_Data records_.
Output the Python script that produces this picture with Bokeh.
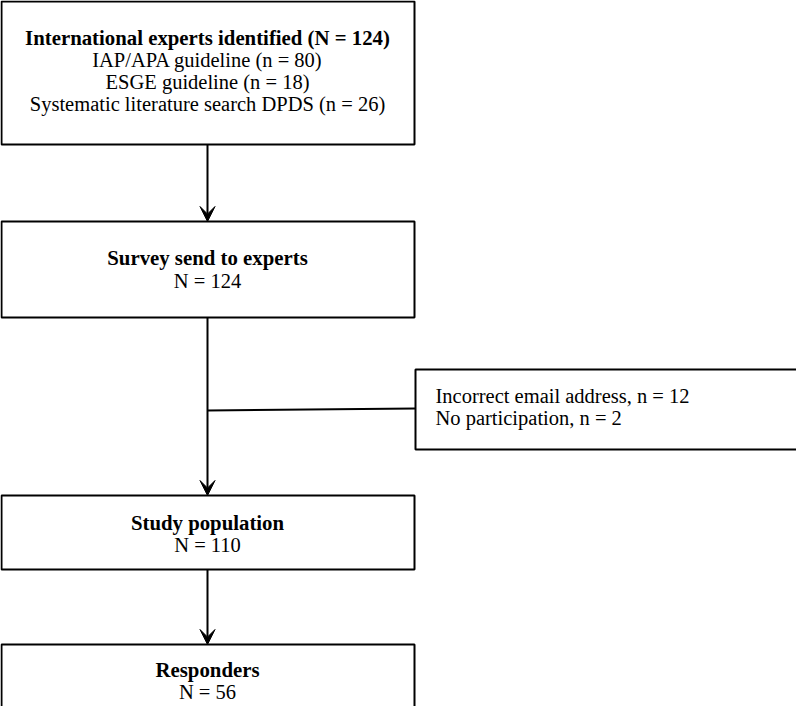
from bokeh.plotting import figure
from bokeh.models import Range1d, Arrow, VeeHead
from bokeh.core.properties import value
from bokeh.embed import file_html
from bokeh.resources import INLINE

# ---- data ----
stage_names = ["International experts identified", "Survey send to experts",
               "Study population", "Responders"]
stage_n = [124, 124, 110, 56]
source_names = ["IAP/APA guideline", "ESGE guideline", "Systematic literature search DPDS"]
source_n = [80, 18, 26]
exclusion_reasons = ["Incorrect email address", "No participation"]
exclusion_n = [12, 2]

# ---- layout (coordinates = window pixels) ----
W, H = 796, 706
FONT = "Liberation Serif"
FS = "20.5px"
FS_B = "20.8px"
cx = 215

p = figure(width=W, height=H, output_backend="svg", toolbar_location=None,
           x_range=Range1d(8, 8 + W), y_range=Range1d(8 + H, 8),
           min_border=0, outline_line_color=None)
p.axis.visible = False
p.grid.visible = False
p.background_fill_color = "white"
p.border_fill_color = "white"

box_left = [9, 9, 423, 9, 9]
box_right = [422, 422, 840, 422, 422]
box_top = [9, 229, 377, 503, 652]
box_bottom = [152, 325, 457, 577, 745]
p.quad(left=box_left, right=box_right, top=box_top, bottom=box_bottom,
       fill_color="white", line_color="black", line_width=2)

# arrows
arrows = [(152, 229), (325, 503), (577, 652)]
for ys, ye in arrows:
    p.add_layout(Arrow(end=VeeHead(size=15, fill_color="black", line_color="black", line_width=1),
                       x_start=cx, y_start=ys, x_end=cx, y_end=ye,
                       line_color="black", line_width=2))
# side connector
p.line(x=[cx, 423], y=[418, 416], line_color="black", line_width=2)

# bold headers
hdr_text = [f"{stage_names[0]} (N = {stage_n[0]})"] + stage_names[1:]
hdr_y = [45, 265, 530, 677]
p.text(x=[cx] * 4, y=hdr_y, text=hdr_text, text_align="center", text_baseline="middle",
       text_font=value(FONT), text_font_size=FS_B, text_font_style="bold", text_color="black")

# regular lines
reg_text = [f"{s} (n = {n})" for s, n in zip(source_names, source_n)] + \
           [f"N = {n}" for n in stage_n[1:]]
reg_y = [67, 89, 111, 288, 552, 699]
p.text(x=[cx] * len(reg_text), y=reg_y, text=reg_text, text_align="center",
       text_baseline="middle", text_font=value(FONT), text_font_size=FS, text_color="black")

# exclusions
exc_text = [f"{r}, n = {n}" for r, n in zip(exclusion_reasons, exclusion_n)]
p.text(x=[443, 443], y=[403, 425], text=exc_text, text_align="left", text_baseline="middle",
       text_font=value(FONT), text_font_size=FS, text_color="black")

open("out.html", "w").write(file_html(p, INLINE))
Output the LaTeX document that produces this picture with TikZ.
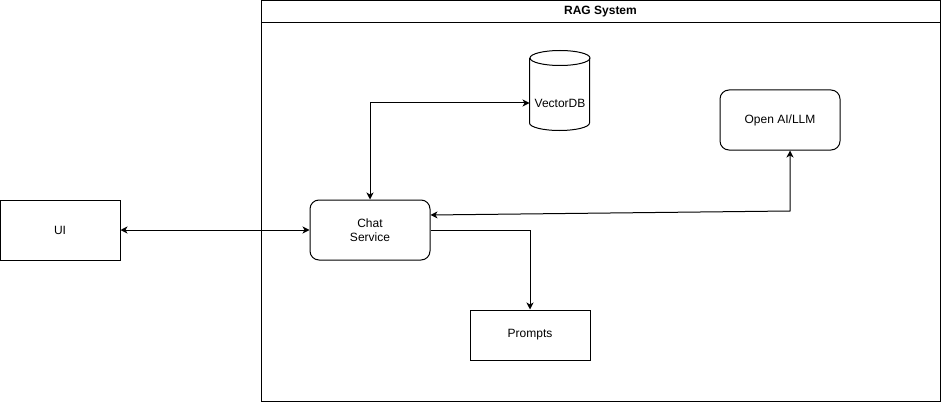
\documentclass[tikz,border=0pt]{standalone}
\usepackage{fontspec}
\setmainfont{Liberation Sans}
\usepackage{tikz}
\usetikzlibrary{arrows.meta, positioning}

\begin{document}
\begin{tikzpicture}[x=1pt, y=-1pt, line width=1pt,
    font=\fontsize{12}{14.5}\selectfont,
    box/.style={draw, minimum width=120pt, minimum height=60pt, align=center},
    rbox/.style={box, rounded corners=9pt},
    tip/.style={-{Stealth[length=7pt, width=7pt, inset=2pt]}},
    both/.style={{Stealth[length=7pt, width=7pt, inset=2pt]}-{Stealth[length=7pt, width=7pt, inset=2pt]}}]
    \useasboundingbox (0,0) rectangle (941,401);
    % container
    \node (rag) [draw, minimum width=679pt, minimum height=400pt, anchor=north west] at (260.5,0.5) {};
    \node (title) [draw, minimum width=679pt, minimum height=22pt, anchor=north, font=\fontsize{12}{14.5}\selectfont\bfseries] at (rag.north) {RAG System};
    % nodes
    \node (ui) [box] at (60,230) {UI};
    \node (chat) [rbox] at (370,230) {Chat\\Service};
    \node (llm) [rbox] at (780,120) {Open AI/LLM};
    \node (prm) [box, minimum height=50pt] at (530,335) {Prompts};
    \node (vdb) [minimum width=60pt, minimum height=54pt, inner sep=0pt] at (560,103) {VectorDB};
    % cylinder outline round vdb
    \draw ([yshift=7.5pt]vdb.south west) -- ++(0,-65)
          ([yshift=7.5pt]vdb.south west) arc [start angle=180, end angle=0, x radius=30, y radius=7.5] -- ++(0,-65);
    \draw ([yshift=72.5pt]vdb.south) ellipse [x radius=30, y radius=7.5];
    \coordinate (llmturn) at (790,211);
    % connectors
    \path [both] (ui) edge (chat);
    \draw [both] (chat.north) |- (vdb.west);
    \draw [both] ([yshift=15pt]chat.east) -- (llmturn) -- ([xshift=10pt]llm.south);
    \draw [tip] (chat.east) -| (prm.north);
\end{tikzpicture}
\end{document}
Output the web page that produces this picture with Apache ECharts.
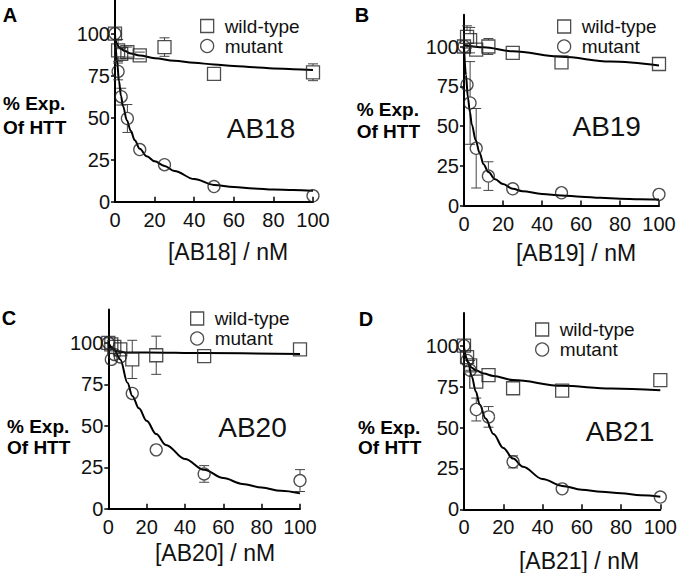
<!DOCTYPE html>
<html><head><meta charset="utf-8">
<script src="https://cdn.jsdelivr.net/npm/echarts@6/dist/echarts.min.js"></script>
<style>html,body{margin:0;padding:0;background:#fff}#c{width:680px;height:573px}</style>
</head><body><div id="c"></div>
<script>
// concentrations (nM)
const xs = [0, 1.56, 3.125, 6.25, 12.5, 25, 50, 100];
const xTicks = [0, 20, 40, 60, 80, 100];
const yTicks = [0, 25, 50, 75, 100];
const panelLetters = ['A', 'B', 'C', 'D'];
const compounds = ['AB18', 'AB19', 'AB20', 'AB21'];
const xTitles = ['[AB18] / nM', '[AB19] / nM', '[AB20] / nM', '[AB21] / nM'];
const yTitle1 = '% Exp.';
const yTitle2 = 'Of HTT';

// Panel A (AB18)
const wtA = [100, 90, 88, 89, 87, 92, 76, 77];
const wtAErr = [0, 6.5, 3, 3, 2, 5.5, 0, 5];
const mutA = [100, 77.5, 62.5, 49.5, 31, 22, 9, 3.5];
const mutAErr = [0, 5, 5, 8.3, 0, 0, 0, 0];
const fitAwtX = [0, 1, 2, 3, 5, 8, 12.5, 20, 30, 40, 50, 60, 70, 80, 90, 100];
const fitAwtY = [97, 94, 92, 91, 89.6, 88.2, 87, 85.4, 83.8, 82.6, 81.7, 80.8, 80, 79.3, 78.8, 78.3];
const fitAmutX = [0, 1, 2, 3, 4, 6, 8, 10, 12.5, 16, 20, 25, 30, 40, 50, 60, 70, 80, 90, 100];
const fitAmutY = [100, 84, 72, 63, 57, 48.5, 42, 36.5, 31.5, 27, 24, 21.3, 18.3, 13.5, 10, 8.8, 7.9, 7.3, 6.9, 6.5];

// Panel B (AB19)
const wtB = [100, 106, 104, 98, 100, 96, 90, 89];
const wtBErr = [0, 7, 8, 0, 5, 0, 0, 0];
const mutB = [100, 76, 64.5, 36, 18.5, 10.5, 8, 7];
const mutBErr = [0, 0, 26, 25, 9, 0, 0, 0];
const fitBwtX = [0, 10, 25, 50, 75, 100];
const fitBwtY = [101, 99.5, 97, 93.5, 90.5, 88];
const fitBmutX = [0, 1, 2, 3, 4, 6, 8, 10, 12.5, 16, 20, 25, 30, 40, 50, 60, 70, 80, 90, 100];
const fitBmutY = [100, 82, 68, 59, 51, 41, 33, 26, 21, 16.5, 13.5, 10.5, 9, 7.3, 6.3, 5.5, 4.8, 4.3, 4, 3.8];

// Panel C (AB20)
const wtC = [100, 99, 97.5, 96, 90, 92.5, 92, 96];
const wtCErr = [0, 0, 0, 0, 11.5, 11.5, 0, 0];
const mutC = [100, 90, 93, 91.5, 69.5, 35.5, 21, 17];
const mutCErr = [0, 0, 0, 0, 0, 0, 5, 6.6];
const fitCwtX = [0, 2, 4, 6, 10, 20, 50, 100];
const fitCwtY = [99.5, 97, 95.2, 94.5, 94.2, 94.2, 93.8, 93.3];
const fitCmutX = [0, 3, 6.25, 10, 12.5, 16, 20, 25, 30, 40, 50, 60, 70, 80, 90, 100];
const fitCmutY = [100, 96, 90, 76, 68, 60.5, 53, 45, 38.5, 30, 23.5, 18.5, 15, 12.8, 10.8, 9.3];

// Panel D (AB21)
const wtD = [100, 93, 88, 78, 82, 74, 72.5, 79];
const wtDErr = [0, 0, 3, 0, 0, 0, 0, 0];
const mutD = [100, 91, 85, 61, 56.5, 29, 12.5, 7.5];
const mutDErr = [0, 0, 0, 7, 6.3, 3.7, 0, 0];
const fitDwtX = [0, 1, 2, 4, 6, 10, 15, 25, 50, 75, 100];
const fitDwtY = [98, 93, 90, 86.5, 85, 83, 81.5, 79, 75.5, 73.8, 72.8];
const fitDmutX = [0, 2, 4, 6, 8, 11, 15, 20, 25, 30, 40, 50, 60, 70, 80, 90, 100];
const fitDmutY = [99, 90, 81, 72, 64, 55.5, 46, 37.5, 31, 26, 18.5, 14.3, 12, 10.8, 9.8, 8.6, 7.7];

const panels = [
  {wt: wtA, wtE: wtAErr, mut: mutA, mutE: mutAErr, fwx: fitAwtX, fwy: fitAwtY, fmx: fitAmutX, fmy: fitAmutY},
  {wt: wtB, wtE: wtBErr, mut: mutB, mutE: mutBErr, fwx: fitBwtX, fwy: fitBwtY, fmx: fitBmutX, fmy: fitBmutY},
  {wt: wtC, wtE: wtCErr, mut: mutC, mutE: mutCErr, fwx: fitCwtX, fwy: fitCwtY, fmx: fitCmutX, fmy: fitCmutY},
  {wt: wtD, wtE: wtDErr, mut: mutD, mutE: mutDErr, fwx: fitDwtX, fwy: fitDwtY, fmx: fitDmutX, fmy: fitDmutY}
];

// layout (pixels)
const grids = [
  {left: 115, top: -1.6, width: 198, height: 203.3},
  {left: 464, top: 14.7, width: 195, height: 190.8},
  {left: 108.3, top: 309.6, width: 191.7, height: 199.2},
  {left: 464, top: 313, width: 200, height: 196.3}
];
const legendPos = [{left: 195, top: 11.5}, {left: 552, top: 12}, {left: 185, top: 304}, {left: 530, top: 315}];
const letterPos = [[10, 15], [362, 15], [9, 318], [366, 319]];
const compPos = [[261, 128], [606.7, 126], [252.5, 427.5], [620, 431]];
const yNamePos = [[3, 103, 127], [356.7, 109, 131], [7, 426.5, 447], [358, 427.5, 447]];
const xNamePos = [[228, 252], [576, 253], [215, 553], [579, 561]];

const FONT = '"Liberation Sans", Arial, Helvetica, sans-serif';
const INK = '#111';
const MARK = '#222';

function errRender(params, api) {
  const x = api.value(0), y = api.value(1), e = api.value(2);
  const t = api.coord([x, y + e]), b = api.coord([x, y - e]), m = api.coord([x, y]);
  const h = 6.5, w = 5;
  const st = {stroke: '#444', lineWidth: 1, fill: null};
  const ch = [
    {type: 'line', shape: {x1: t[0] - w, y1: t[1], x2: t[0] + w, y2: t[1]}, style: st},
    {type: 'line', shape: {x1: b[0] - w, y1: b[1], x2: b[0] + w, y2: b[1]}, style: st}
  ];
  if (t[1] < m[1] - h) ch.push({type: 'line', shape: {x1: t[0], y1: t[1], x2: t[0], y2: m[1] - h}, style: st});
  if (b[1] > m[1] + h) ch.push({type: 'line', shape: {x1: b[0], y1: m[1] + h, x2: b[0], y2: b[1]}, style: st});
  return {type: 'group', children: ch};
}

const xAxis = [], yAxis = [], series = [], legend = [], graphic = [];
panels.forEach((p, i) => {
  xAxis.push({
    type: 'value', gridIndex: i, min: 0, max: 100, interval: 20,
    axisLine: {show: true, onZero: false, lineStyle: {color: '#000', width: 2}},
    axisTick: {show: true, inside: true, length: 5, lineStyle: {color: '#000', width: 1.5}},
    axisLabel: {margin: 8, fontSize: 20, color: INK, fontFamily: FONT},
    splitLine: {show: false}
  });
  yAxis.push({
    type: 'value', gridIndex: i, min: 0, max: 120, interval: 25,
    axisLine: {show: true, onZero: false, lineStyle: {color: '#000', width: 2}},
    axisTick: {show: true, inside: false, length: 4, customValues: yTicks, lineStyle: {color: '#000', width: 1.5}},
    axisLabel: {margin: 5, fontSize: 20, color: INK, fontFamily: FONT, customValues: yTicks},
    splitLine: {show: false}
  });
  const wtData = xs.map((x, k) => [x, p.wt[k]]);
  const mutData = xs.map((x, k) => [x, p.mut[k]]);
  const wtErr = xs.map((x, k) => [x, p.wt[k], p.wtE[k]]).filter(d => d[2] > 0);
  const mutErr = xs.map((x, k) => [x, p.mut[k], p.mutE[k]]).filter(d => d[2] > 0);
  series.push({
    name: 'wild-type fit', type: 'line', xAxisIndex: i, yAxisIndex: i,
    data: p.fwx.map((x, k) => [x, p.fwy[k]]), smooth: 0.35, smoothMonotone: 'x',
    showSymbol: false, symbol: 'none', lineStyle: {color: '#000', width: 2}, z: 3, silent: true
  });
  series.push({
    name: 'mutant fit', type: 'line', xAxisIndex: i, yAxisIndex: i,
    data: p.fmx.map((x, k) => [x, p.fmy[k]]), smooth: 0.35, smoothMonotone: 'x',
    showSymbol: false, symbol: 'none', lineStyle: {color: '#000', width: 2}, z: 3, silent: true
  });
  series.push({
    name: 'wild-type error', type: 'custom', xAxisIndex: i, yAxisIndex: i,
    renderItem: errRender, data: wtErr, z: 2, silent: true
  });
  series.push({
    name: 'mutant error', type: 'custom', xAxisIndex: i, yAxisIndex: i,
    renderItem: errRender, data: mutErr, z: 2, silent: true
  });
  series.push({
    name: 'wild-type', type: 'scatter', xAxisIndex: i, yAxisIndex: i, data: wtData,
    symbol: 'rect', symbolSize: 13,
    itemStyle: {color: 'rgba(255,255,255,0)', borderColor: MARK, borderWidth: 1.3}, z: 4
  });
  series.push({
    name: 'mutant', type: 'scatter', xAxisIndex: i, yAxisIndex: i, data: mutData,
    symbol: 'circle', symbolSize: 12,
    itemStyle: {color: 'rgba(255,255,255,0)', borderColor: MARK, borderWidth: 1.3}, z: 4
  });
  legend.push({
    left: legendPos[i].left, top: legendPos[i].top, orient: 'vertical',
    itemWidth: 13, itemHeight: 13, itemGap: 1,
    data: [{name: 'wild-type', icon: 'rect'}, {name: 'mutant', icon: 'circle'}],
    itemStyle: {color: 'rgba(255,255,255,0)', borderColor: MARK, borderWidth: 1.3},
    textStyle: {fontSize: 19, color: INK, fontFamily: FONT, lineHeight: 19, padding: [0, 0, 0, 6]},
    selectedMode: false
  });
  graphic.push({type: 'text', x: letterPos[i][0], y: letterPos[i][1],
    style: {text: panelLetters[i], fontSize: 20, fontWeight: 'bold', fontFamily: FONT, fill: '#000', align: 'center', verticalAlign: 'middle'}});
  graphic.push({type: 'text', x: compPos[i][0], y: compPos[i][1],
    style: {text: compounds[i], fontSize: 28, fontFamily: FONT, fill: INK, align: 'center', verticalAlign: 'middle'}});
  graphic.push({type: 'text', x: yNamePos[i][0], y: yNamePos[i][1],
    style: {text: yTitle1, fontSize: 19, fontWeight: 'bold', fontFamily: FONT, fill: '#000', align: 'left', verticalAlign: 'middle'}});
  graphic.push({type: 'text', x: yNamePos[i][0], y: yNamePos[i][2],
    style: {text: yTitle2, fontSize: 19, fontWeight: 'bold', fontFamily: FONT, fill: '#000', align: 'left', verticalAlign: 'middle'}});
  graphic.push({type: 'text', x: xNamePos[i][0], y: xNamePos[i][1],
    style: {text: xTitles[i], fontSize: 23, fontFamily: FONT, fill: INK, align: 'center', verticalAlign: 'middle'}});
});

const chart = echarts.init(document.getElementById('c'), null, {renderer: 'svg'});
chart.setOption({
  backgroundColor: '#fff',
  animation: false,
  grid: grids,
  xAxis: xAxis,
  yAxis: yAxis,
  legend: legend,
  series: series,
  graphic: graphic
});
</script>
</body></html>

_What to work on_. Repeat exactly the lines from the first line of the records above through the line containing "from bokeh.resources import INLINE", both included. Leave out the pictures.

_Exercise result_.
Output the Python script that produces this picture with Bokeh.
from bokeh.plotting import figure
from bokeh.models import Range1d, Arrow, VeeHead
from bokeh.core.properties import value
from bokeh.embed import file_html
from bokeh.resources import INLINE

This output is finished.